Supplemental Figure 3: Kinetics of bacterial growth in ready-prepared meals.
Four identical examples of representative pre-prepared meals (2x lasagne and 2x spaghetti bolognese), were purchased from local supermarkets and stored at refrigeration temperature for the indicated periods relative to the advertised ‘best before’ date on the package (as indicated by arrows on x-axes). Aerobic mesophile bacteria were measured as colony forming units (CFU) per gramme by streaking on plate-count agar. Colonies were counted after incubation of plates in air at room temperature for 72 h.

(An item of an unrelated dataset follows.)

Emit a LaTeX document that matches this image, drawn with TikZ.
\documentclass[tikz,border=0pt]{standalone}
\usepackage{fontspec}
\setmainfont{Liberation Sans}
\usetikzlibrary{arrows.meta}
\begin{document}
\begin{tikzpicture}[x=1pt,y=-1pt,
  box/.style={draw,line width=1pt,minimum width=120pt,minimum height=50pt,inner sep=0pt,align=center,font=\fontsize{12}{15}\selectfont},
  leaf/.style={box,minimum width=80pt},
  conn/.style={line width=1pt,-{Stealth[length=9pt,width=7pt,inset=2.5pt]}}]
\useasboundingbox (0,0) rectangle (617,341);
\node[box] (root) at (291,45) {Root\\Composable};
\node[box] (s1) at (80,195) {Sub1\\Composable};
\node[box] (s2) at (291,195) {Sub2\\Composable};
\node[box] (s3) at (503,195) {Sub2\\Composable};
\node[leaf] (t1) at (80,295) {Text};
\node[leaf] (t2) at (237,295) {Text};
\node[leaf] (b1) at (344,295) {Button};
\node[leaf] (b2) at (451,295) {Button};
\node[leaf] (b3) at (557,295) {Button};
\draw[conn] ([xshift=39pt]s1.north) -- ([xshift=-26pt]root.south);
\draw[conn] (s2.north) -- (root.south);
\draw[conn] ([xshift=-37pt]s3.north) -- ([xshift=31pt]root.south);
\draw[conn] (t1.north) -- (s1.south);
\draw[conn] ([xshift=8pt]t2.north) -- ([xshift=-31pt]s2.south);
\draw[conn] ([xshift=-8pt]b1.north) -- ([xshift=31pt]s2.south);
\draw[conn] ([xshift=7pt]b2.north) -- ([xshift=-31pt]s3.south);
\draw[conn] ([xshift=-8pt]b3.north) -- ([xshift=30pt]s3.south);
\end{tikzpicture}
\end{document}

Supplemental Figure 4: Effect of storage time on TLR-stimulant content of pre-prepared meals.
Four identical examples of representative pre-prepared meals (2x lasagne and 2x spaghetti bolognese), were purchased from local supermarkets and stored at refrigeration temperature for the periods indicated in Supp Fig 3 relative to the advertised ‘best before’ date on the package. TLR2- and TLR4-stimulants (panels A and B, respectively) were measured in each food extract using HEK-293 transfectants as described in the methods section. Results are presented as mean biological activities relative to Pam3CSK4 (TLR2-stimulants) or E. coli LPS (TLR4-stimulants).
Supplemental Figure 5: Serum endotoxin and endotoxin neutralisation capacity before and after chronic low and high PAMP diet interventions.
Serum endotoxin was measured in fasted samples from healthy male subjects (n=11) at study entry (visit 1), after 7 days low pathogen-associated molecular pattern (PAMP) diet (visit 2) and after 4 days high PAMP diet (visit 3), using the kinetic limulus amoebocyte lysate assay after denaturation of limulus-activity masking proteins in plasma by heating at 70oC for 10 minutes (A). In order to measure endotoxin neutralisation capacity (ENC), this heating step was omitted and plasma samples were spiked with 20 ng/ml LPS for 1 h prior to assay. ENC is expressed as a percentage suppression of the signal induced by 20 ng/ml LPS in the absence of plasma (B). Results are presented as means ± SE.